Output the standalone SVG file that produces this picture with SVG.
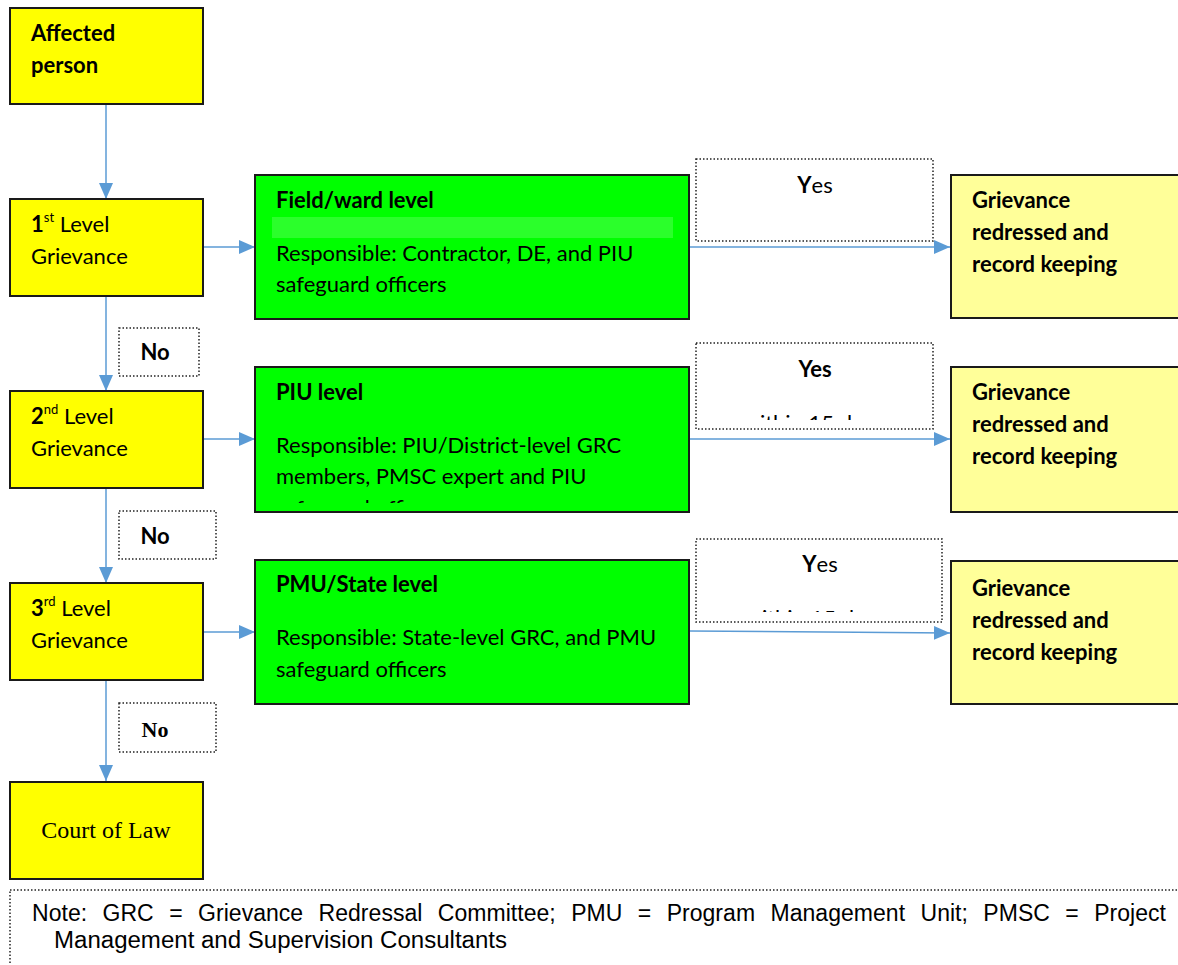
<svg xmlns="http://www.w3.org/2000/svg" width="1178" height="965" viewBox="0 0 1178 965">
<defs>
<marker id="ah" markerUnits="userSpaceOnUse" markerWidth="16" markerHeight="16" viewBox="0 0 16 16" refX="16" refY="8" orient="auto">
<path d="M0,1 L16,8 L0,15 Z" fill="#5B9BD5"/>
</marker>
<clipPath id="clipY2"><rect x="696" y="343" width="237" height="77"/></clipPath>
<clipPath id="clipY3"><rect x="696" y="539" width="246" height="73"/></clipPath>
<clipPath id="clipG2"><rect x="255" y="367" width="434" height="136"/></clipPath>
</defs>
<style>
.yb{fill:#FFFF00;stroke:#1a1a1a;stroke-width:2}
.gb{fill:#00FF00;stroke:#1a1a1a;stroke-width:2}
.lb{fill:#FFFF99;stroke:#1a1a1a;stroke-width:2}
.db{fill:#FFFFFF;stroke:#222;stroke-width:1.5;stroke-dasharray:1.5 2}
.t{font-family:Lato,"Open Sans","Liberation Sans",sans-serif;font-size:22px;fill:#000}
.b{font-weight:bold}
.sup{font-size:13px}
.con{stroke:#5B9BD5;stroke-width:1.5;fill:none;marker-end:url(#ah)}
.serif{font-family:"Liberation Serif","Times New Roman",serif;fill:#000}
.note{font-family:"Liberation Sans",Arial,sans-serif;font-size:23px;fill:#000}
</style>
<g id="connectors">
<line class="con" x1="106" y1="104" x2="106" y2="199"/>
<line class="con" x1="106" y1="296" x2="106" y2="391"/>
<line class="con" x1="106" y1="488" x2="106" y2="583"/>
<line class="con" x1="106" y1="680" x2="106" y2="781"/>
<line class="con" x1="203" y1="247" x2="255" y2="247"/>
<line class="con" x1="203" y1="439" x2="255" y2="439"/>
<line class="con" x1="203" y1="632" x2="255" y2="632"/>
<line class="con" x1="689" y1="247" x2="950" y2="247"/>
<line class="con" x1="689" y1="439" x2="950" y2="439"/>
<line class="con" x1="689" y1="631" x2="950" y2="633"/>
</g>
<g id="affected">
<rect class="yb" x="10" y="8" width="193" height="96"/>
<text class="t b" x="31" y="41">Affected</text>
<text class="t b" x="31" y="73">person</text>
</g>
<g id="level1">
<rect class="yb" x="10" y="199" width="193" height="97"/>
<text class="t" x="31" y="232"><tspan class="b">1</tspan><tspan class="sup" dy="-10">st</tspan><tspan dy="10"> Level</tspan></text>
<text class="t" x="31" y="264">Grievance</text>
</g>
<g id="level2">
<rect class="yb" x="10" y="391" width="193" height="97"/>
<text class="t" x="31" y="424"><tspan class="b">2</tspan><tspan class="sup" dy="-10">nd</tspan><tspan dy="10"> Level</tspan></text>
<text class="t" x="31" y="456">Grievance</text>
</g>
<g id="level3">
<rect class="yb" x="10" y="583" width="193" height="97"/>
<text class="t" x="31" y="616"><tspan class="b">3</tspan><tspan class="sup" dy="-10">rd</tspan><tspan dy="10"> Level</tspan></text>
<text class="t" x="31" y="648">Grievance</text>
</g>
<g id="court">
<rect class="yb" x="10" y="782" width="193" height="97"/>
<text class="serif" x="106" y="838" font-size="24" text-anchor="middle">Court of Law</text>
</g>
<g id="no1">
<rect class="db" x="119" y="328" width="80" height="48"/>
<text class="t b" x="155" y="360" text-anchor="middle">No</text>
</g>
<g id="no2">
<rect class="db" x="119" y="511" width="97" height="48"/>
<text class="t b" x="155" y="544" text-anchor="middle">No</text>
</g>
<g id="no3">
<rect class="db" x="119" y="703" width="97" height="49"/>
<text class="serif" x="155" y="737" font-size="22" font-weight="bold" text-anchor="middle">No</text>
</g>
<g id="field">
<rect class="gb" x="255" y="175" width="434" height="144"/>
<rect x="272" y="217" width="401" height="21" fill="#2BFF2B"/>
<text class="t b" x="276" y="208">Field/ward level</text>
<text class="t" x="276" y="261">Responsible: Contractor, DE, and PIU</text>
<text class="t" x="276" y="292">safeguard officers</text>
</g>
<g id="piu">
<rect class="gb" x="255" y="367" width="434" height="145"/>
<text class="t b" x="276" y="400">PIU level</text>
<text class="t" x="276" y="453">Responsible: PIU/District-level GRC</text>
<text class="t" x="276" y="484">members, PMSC expert and PIU</text>
<g clip-path="url(#clipG2)"><text class="t" x="276" y="516">safeguard officers</text></g>
</g>
<g id="pmu">
<rect class="gb" x="255" y="560" width="434" height="144"/>
<text class="t b" x="276" y="592">PMU/State level</text>
<text class="t" x="276" y="645">Responsible: State-level GRC, and PMU</text>
<text class="t" x="276" y="677">safeguard officers</text>
</g>
<g id="yes1">
<rect class="db" x="696" y="159" width="237" height="82"/>
<text class="t" x="815" y="193" text-anchor="middle"><tspan class="b">Y</tspan>es</text>
</g>
<g id="yes2">
<rect class="db" x="696" y="343" width="237" height="86"/>
<text class="t b" x="815" y="377" text-anchor="middle">Yes</text>
<g clip-path="url(#clipY2)"><text class="t" x="813" y="431" text-anchor="middle">within 15 days</text></g>
</g>
<g id="yes3">
<rect class="db" x="696" y="539" width="246" height="83"/>
<text class="t" x="820" y="572" text-anchor="middle"><tspan class="b">Y</tspan>es</text>
<g clip-path="url(#clipY3)"><text class="t" x="815" y="626" text-anchor="middle">within 15 days</text></g>
</g>
<g id="redressed1">
<rect class="lb" x="951" y="175" width="240" height="143"/>
<text class="t b" x="972" y="208">Grievance</text>
<text class="t b" x="972" y="240">redressed and</text>
<text class="t b" x="972" y="272">record keeping</text>
</g>
<g id="redressed2">
<rect class="lb" x="951" y="367" width="240" height="145"/>
<text class="t b" x="972" y="400">Grievance</text>
<text class="t b" x="972" y="432">redressed and</text>
<text class="t b" x="972" y="464">record keeping</text>
</g>
<g id="redressed3">
<rect class="lb" x="951" y="561" width="240" height="143"/>
<text class="t b" x="972" y="596">Grievance</text>
<text class="t b" x="972" y="628">redressed and</text>
<text class="t b" x="972" y="660">record keeping</text>
</g>
<g id="note">
<rect class="db" x="10" y="890" width="1200" height="100" stroke-width="1"/>
<text class="note" x="32" y="921" textLength="1134" lengthAdjust="spacing" word-spacing="9">Note: GRC = Grievance Redressal Committee; PMU = Program Management Unit; PMSC = Project</text>
<text class="note" x="54" y="948" textLength="453" lengthAdjust="spacingAndGlyphs">Management and Supervision Consultants</text>
</g>
</svg>
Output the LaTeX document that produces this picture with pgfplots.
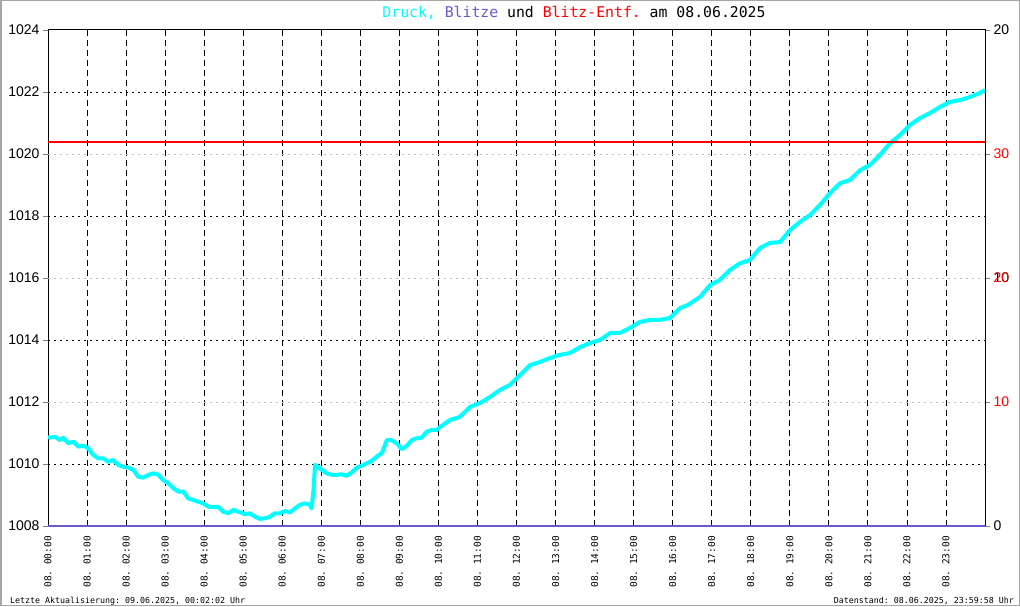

===

EXERCISE:
Reproduce every line of the material precisely, omitting its pictures.

TASK OUTPUT:
Output the standalone SVG file that produces this picture with SVG.
<svg xmlns="http://www.w3.org/2000/svg" width="1178" height="965" viewBox="0 0 1178 965">
<defs>
<marker id="ah" markerUnits="userSpaceOnUse" markerWidth="16" markerHeight="16" viewBox="0 0 16 16" refX="16" refY="8" orient="auto">
<path d="M0,1 L16,8 L0,15 Z" fill="#5B9BD5"/>
</marker>
<clipPath id="clipY2"><rect x="696" y="343" width="237" height="77"/></clipPath>
<clipPath id="clipY3"><rect x="696" y="539" width="246" height="73"/></clipPath>
<clipPath id="clipG2"><rect x="255" y="367" width="434" height="136"/></clipPath>
</defs>
<style>
.yb{fill:#FFFF00;stroke:#1a1a1a;stroke-width:2}
.gb{fill:#00FF00;stroke:#1a1a1a;stroke-width:2}
.lb{fill:#FFFF99;stroke:#1a1a1a;stroke-width:2}
.db{fill:#FFFFFF;stroke:#222;stroke-width:1.5;stroke-dasharray:1.5 2}
.t{font-family:Lato,"Open Sans","Liberation Sans",sans-serif;font-size:22px;fill:#000}
.b{font-weight:bold}
.sup{font-size:13px}
.con{stroke:#5B9BD5;stroke-width:1.5;fill:none;marker-end:url(#ah)}
.serif{font-family:"Liberation Serif","Times New Roman",serif;fill:#000}
.note{font-family:"Liberation Sans",Arial,sans-serif;font-size:23px;fill:#000}
</style>
<g id="connectors">
<line class="con" x1="106" y1="104" x2="106" y2="199"/>
<line class="con" x1="106" y1="296" x2="106" y2="391"/>
<line class="con" x1="106" y1="488" x2="106" y2="583"/>
<line class="con" x1="106" y1="680" x2="106" y2="781"/>
<line class="con" x1="203" y1="247" x2="255" y2="247"/>
<line class="con" x1="203" y1="439" x2="255" y2="439"/>
<line class="con" x1="203" y1="632" x2="255" y2="632"/>
<line class="con" x1="689" y1="247" x2="950" y2="247"/>
<line class="con" x1="689" y1="439" x2="950" y2="439"/>
<line class="con" x1="689" y1="631" x2="950" y2="633"/>
</g>
<g id="affected">
<rect class="yb" x="10" y="8" width="193" height="96"/>
<text class="t b" x="31" y="41">Affected</text>
<text class="t b" x="31" y="73">person</text>
</g>
<g id="level1">
<rect class="yb" x="10" y="199" width="193" height="97"/>
<text class="t" x="31" y="232"><tspan class="b">1</tspan><tspan class="sup" dy="-10">st</tspan><tspan dy="10"> Level</tspan></text>
<text class="t" x="31" y="264">Grievance</text>
</g>
<g id="level2">
<rect class="yb" x="10" y="391" width="193" height="97"/>
<text class="t" x="31" y="424"><tspan class="b">2</tspan><tspan class="sup" dy="-10">nd</tspan><tspan dy="10"> Level</tspan></text>
<text class="t" x="31" y="456">Grievance</text>
</g>
<g id="level3">
<rect class="yb" x="10" y="583" width="193" height="97"/>
<text class="t" x="31" y="616"><tspan class="b">3</tspan><tspan class="sup" dy="-10">rd</tspan><tspan dy="10"> Level</tspan></text>
<text class="t" x="31" y="648">Grievance</text>
</g>
<g id="court">
<rect class="yb" x="10" y="782" width="193" height="97"/>
<text class="serif" x="106" y="838" font-size="24" text-anchor="middle">Court of Law</text>
</g>
<g id="no1">
<rect class="db" x="119" y="328" width="80" height="48"/>
<text class="t b" x="155" y="360" text-anchor="middle">No</text>
</g>
<g id="no2">
<rect class="db" x="119" y="511" width="97" height="48"/>
<text class="t b" x="155" y="544" text-anchor="middle">No</text>
</g>
<g id="no3">
<rect class="db" x="119" y="703" width="97" height="49"/>
<text class="serif" x="155" y="737" font-size="22" font-weight="bold" text-anchor="middle">No</text>
</g>
<g id="field">
<rect class="gb" x="255" y="175" width="434" height="144"/>
<rect x="272" y="217" width="401" height="21" fill="#2BFF2B"/>
<text class="t b" x="276" y="208">Field/ward level</text>
<text class="t" x="276" y="261">Responsible: Contractor, DE, and PIU</text>
<text class="t" x="276" y="292">safeguard officers</text>
</g>
<g id="piu">
<rect class="gb" x="255" y="367" width="434" height="145"/>
<text class="t b" x="276" y="400">PIU level</text>
<text class="t" x="276" y="453">Responsible: PIU/District-level GRC</text>
<text class="t" x="276" y="484">members, PMSC expert and PIU</text>
<g clip-path="url(#clipG2)"><text class="t" x="276" y="516">safeguard officers</text></g>
</g>
<g id="pmu">
<rect class="gb" x="255" y="560" width="434" height="144"/>
<text class="t b" x="276" y="592">PMU/State level</text>
<text class="t" x="276" y="645">Responsible: State-level GRC, and PMU</text>
<text class="t" x="276" y="677">safeguard officers</text>
</g>
<g id="yes1">
<rect class="db" x="696" y="159" width="237" height="82"/>
<text class="t" x="815" y="193" text-anchor="middle"><tspan class="b">Y</tspan>es</text>
</g>
<g id="yes2">
<rect class="db" x="696" y="343" width="237" height="86"/>
<text class="t b" x="815" y="377" text-anchor="middle">Yes</text>
<g clip-path="url(#clipY2)"><text class="t" x="813" y="431" text-anchor="middle">within 15 days</text></g>
</g>
<g id="yes3">
<rect class="db" x="696" y="539" width="246" height="83"/>
<text class="t" x="820" y="572" text-anchor="middle"><tspan class="b">Y</tspan>es</text>
<g clip-path="url(#clipY3)"><text class="t" x="815" y="626" text-anchor="middle">within 15 days</text></g>
</g>
<g id="redressed1">
<rect class="lb" x="951" y="175" width="240" height="143"/>
<text class="t b" x="972" y="208">Grievance</text>
<text class="t b" x="972" y="240">redressed and</text>
<text class="t b" x="972" y="272">record keeping</text>
</g>
<g id="redressed2">
<rect class="lb" x="951" y="367" width="240" height="145"/>
<text class="t b" x="972" y="400">Grievance</text>
<text class="t b" x="972" y="432">redressed and</text>
<text class="t b" x="972" y="464">record keeping</text>
</g>
<g id="redressed3">
<rect class="lb" x="951" y="561" width="240" height="143"/>
<text class="t b" x="972" y="596">Grievance</text>
<text class="t b" x="972" y="628">redressed and</text>
<text class="t b" x="972" y="660">record keeping</text>
</g>
<g id="note">
<rect class="db" x="10" y="890" width="1200" height="100" stroke-width="1"/>
<text class="note" x="32" y="921" textLength="1134" lengthAdjust="spacing" word-spacing="9">Note: GRC = Grievance Redressal Committee; PMU = Program Management Unit; PMSC = Project</text>
<text class="note" x="54" y="948" textLength="453" lengthAdjust="spacingAndGlyphs">Management and Supervision Consultants</text>
</g>
</svg>
Output the LaTeX document that produces this picture with pgfplots.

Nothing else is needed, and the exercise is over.